- **EXERCISE AIM**
Leaving out all pictures, reproduce the entries below exactly, from the first line through the line that contains "24, 26, 28];".

- **EXCERPTED RECORDS**
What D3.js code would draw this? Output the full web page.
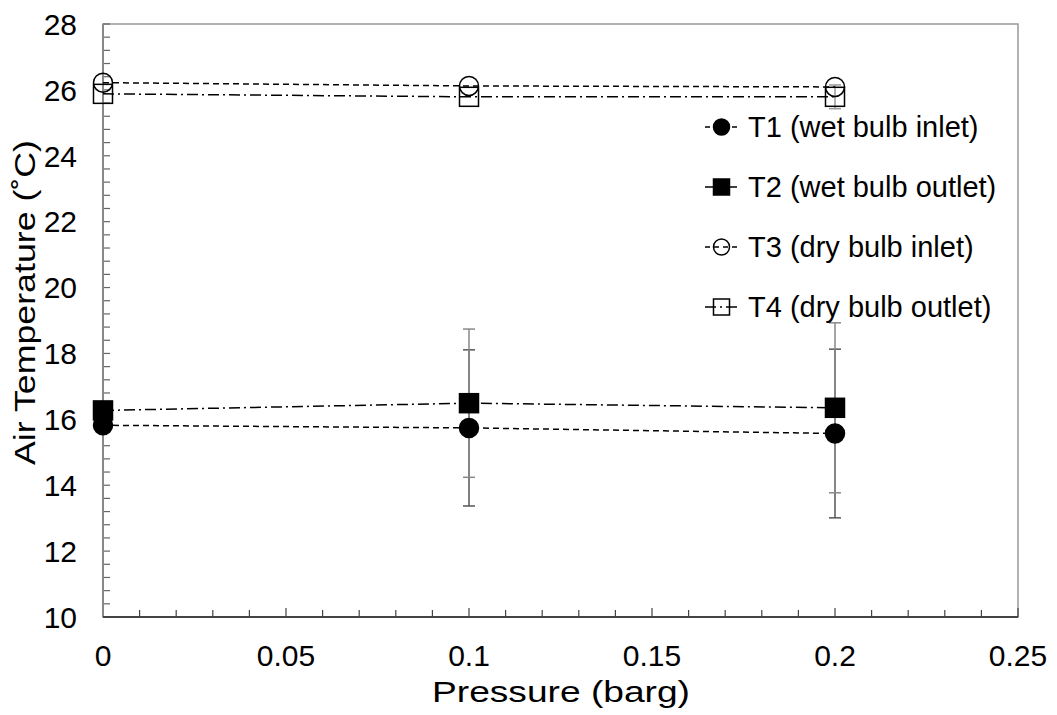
<!DOCTYPE html>
<html>
<head>
<meta charset="utf-8">
<script src="https://cdn.jsdelivr.net/npm/d3@7"></script>
<style>
  body { margin: 0; background: #fff; }
  text { font-family: "Liberation Sans", Arial, sans-serif; fill: #000; }
</style>
</head>
<body>
<script>
// pressure steps (barg)
const pressure = [0, 0.1, 0.2];

// temperatures (deg C)
const t1 = [15.82, 15.74, 15.57];
const t2 = [16.27, 16.49, 16.35];
const t3 = [26.22, 26.12, 26.09];
const t4 = [25.88, 25.79, 25.79];

// error bar half-widths (0 = none visible)
const t1Err = [0, 2.37, 2.56];
const t2Err = [0, 2.25, 2.58];
const t3Err = [0, 0, 0];
const t4Err = [0, 0, 0.36];

const xTicks = [0, 0.05, 0.1, 0.15, 0.2, 0.25];
const yTicks = [10, 12, 14, 16, 18, 20, 22, 24, 26, 28];

const series = [
  {name: "T1 (wet bulb inlet)",  values: t1, err: t1Err, shape: "circle", filled: true,  dash: "6,4",      errColor: "#555"},
  {name: "T2 (wet bulb outlet)", values: t2, err: t2Err, shape: "square", filled: true,  dash: "11,4,2,4", errColor: "#888"},
  {name: "T3 (dry bulb inlet)",  values: t3, err: t3Err, shape: "circle", filled: false, dash: "6,4",      errColor: "#999"},
  {name: "T4 (dry bulb outlet)", values: t4, err: t4Err, shape: "square", filled: false, dash: "11,4,2,4", errColor: "#999"}
];

const width = 1057, height = 715;
const margin = {left: 103, right: 39, top: 24, bottom: 98};

const svg = d3.select("body").append("svg")
    .attr("width", width)
    .attr("height", height);

const x = d3.scaleLinear().domain([0, 0.25]).range([margin.left, width - margin.right]);
const y = d3.scaleLinear().domain([10, 28]).range([height - margin.bottom, margin.top]);

// frame
svg.append("rect")
    .attr("x", x(0)).attr("y", y(28))
    .attr("width", x(0.25) - x(0)).attr("height", y(10) - y(28))
    .attr("fill", "none").attr("stroke", "#999").attr("stroke-width", 1.5);

// minor ticks
const yMinor = d3.range(10, 28.001, 0.4);
svg.append("g").selectAll("line").data(yMinor).join("line")
    .attr("x1", x(0)).attr("x2", x(0) + 7)
    .attr("y1", d => y(d)).attr("y2", d => y(d))
    .attr("stroke", "#666").attr("stroke-width", 1.2);

const xMinor = d3.range(0, 0.2501, 0.01);
svg.append("g").selectAll("line").data(xMinor).join("line")
    .attr("x1", d => x(d)).attr("x2", d => x(d))
    .attr("y1", y(10)).attr("y2", (d, i) => y(10) - (i % 5 === 0 ? 9 : 7))
    .attr("stroke", "#444").attr("stroke-width", 1.2);

// axes lines
svg.append("line")
    .attr("x1", x(0)).attr("x2", x(0)).attr("y1", y(10)).attr("y2", y(28))
    .attr("stroke", "#888").attr("stroke-width", 2);
svg.append("line")
    .attr("x1", x(0)).attr("x2", x(0.25)).attr("y1", y(10)).attr("y2", y(10))
    .attr("stroke", "#444").attr("stroke-width", 2);

// tick labels
svg.append("g").selectAll("text").data(yTicks).join("text")
    .attr("x", 77).attr("y", d => y(d)).attr("dy", "0.36em")
    .attr("text-anchor", "end").attr("font-size", 30)
    .text(d => d);

svg.append("g").selectAll("text").data(xTicks).join("text")
    .attr("x", d => x(d)).attr("y", 666)
    .attr("text-anchor", "middle").attr("font-size", 30)
    .text(d => d);

// axis titles (the source font runs wide, so stretch to measured length)
svg.append("text")
    .attr("x", 432).attr("y", 702)
    .attr("font-size", 29)
    .attr("textLength", 258).attr("lengthAdjust", "spacingAndGlyphs")
    .text("Pressure (barg)");

svg.append("text")
    .attr("transform", `translate(35,465) rotate(-90)`)
    .attr("font-size", 29)
    .attr("textLength", 325).attr("lengthAdjust", "spacingAndGlyphs")
    .text("Air Temperature (˚C)");

// error bars
series.forEach(s => {
  const g = svg.append("g");
  const pts = pressure.map((p, i) => ({p, v: s.values[i], e: s.err[i]})).filter(d => d.e > 0);
  g.selectAll("line.v").data(pts).join("line")
      .attr("x1", d => x(d.p)).attr("x2", d => x(d.p))
      .attr("y1", d => y(d.v - d.e)).attr("y2", d => y(d.v + d.e))
      .attr("stroke", s.errColor).attr("stroke-width", 1.5);
  [-1, 1].forEach(sg => {
    g.selectAll(null).data(pts).join("line")
        .attr("x1", d => x(d.p) - 6).attr("x2", d => x(d.p) + 6)
        .attr("y1", d => y(d.v + sg * d.e)).attr("y2", d => y(d.v + sg * d.e))
        .attr("stroke", s.errColor).attr("stroke-width", 1.5);
  });
});

// lines
const line = d3.line().x((d, i) => x(pressure[i])).y(d => y(d));
series.forEach(s => {
  svg.append("path")
      .attr("d", line(s.values))
      .attr("fill", "none").attr("stroke", "#000")
      .attr("stroke-width", 1.5).attr("stroke-dasharray", s.dash);
});

function drawMarker(g, s, cx, cy, size) {
  if (s.shape === "circle") {
    g.append("circle").attr("cx", cx).attr("cy", cy).attr("r", size / 2)
        .attr("fill", s.filled ? "#000" : "none")
        .attr("stroke", "#000").attr("stroke-width", 1.5);
  } else {
    g.append("rect").attr("x", cx - size / 2).attr("y", cy - size / 2)
        .attr("width", size).attr("height", size)
        .attr("fill", s.filled ? "#000" : "none")
        .attr("stroke", "#000").attr("stroke-width", 1.5);
  }
}

// markers
series.forEach(s => {
  const g = svg.append("g");
  s.values.forEach((v, i) => drawMarker(g, s, x(pressure[i]), y(v), 19));
});

// legend
const legend = svg.append("g").attr("transform", "translate(705,127)");
series.forEach((s, i) => {
  const g = legend.append("g").attr("transform", `translate(0,${i * 60})`);
  g.append("line").attr("x1", 0).attr("x2", 33).attr("y1", 0).attr("y2", 0)
      .attr("stroke", "#000").attr("stroke-width", 1.5)
      .attr("stroke-dasharray", s.shape === "circle" ? "5,4" : "11,4,2,4");
  drawMarker(g, s, 16.5, 0, 16);
  g.append("text").attr("x", 43).attr("y", 0).attr("dy", "0.36em")
      .attr("font-size", 29).text(s.name);
});
</script>
</body>
</html>
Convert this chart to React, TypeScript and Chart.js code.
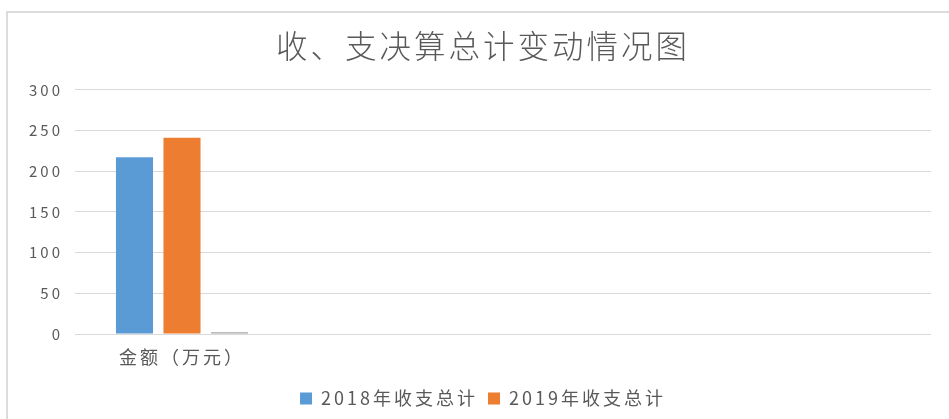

- **TASK SOLUTION**
What D3.js code would draw this? Output the full web page.
<!DOCTYPE html>
<html>
<head>
<meta charset="utf-8">
<script src="https://cdn.jsdelivr.net/npm/d3@7"></script>
<style>
  body { margin: 0; background: #fff; }
  text { font-family: "Liberation Sans", Arial, sans-serif; fill: #000; }
</style>
</head>
<body>
<script>
// pressure steps (barg)
const pressure = [0, 0.1, 0.2];

// temperatures (deg C)
const t1 = [15.82, 15.74, 15.57];
const t2 = [16.27, 16.49, 16.35];
const t3 = [26.22, 26.12, 26.09];
const t4 = [25.88, 25.79, 25.79];

// error bar half-widths (0 = none visible)
const t1Err = [0, 2.37, 2.56];
const t2Err = [0, 2.25, 2.58];
const t3Err = [0, 0, 0];
const t4Err = [0, 0, 0.36];

const xTicks = [0, 0.05, 0.1, 0.15, 0.2, 0.25];
const yTicks = [10, 12, 14, 16, 18, 20, 22, 24, 26, 28];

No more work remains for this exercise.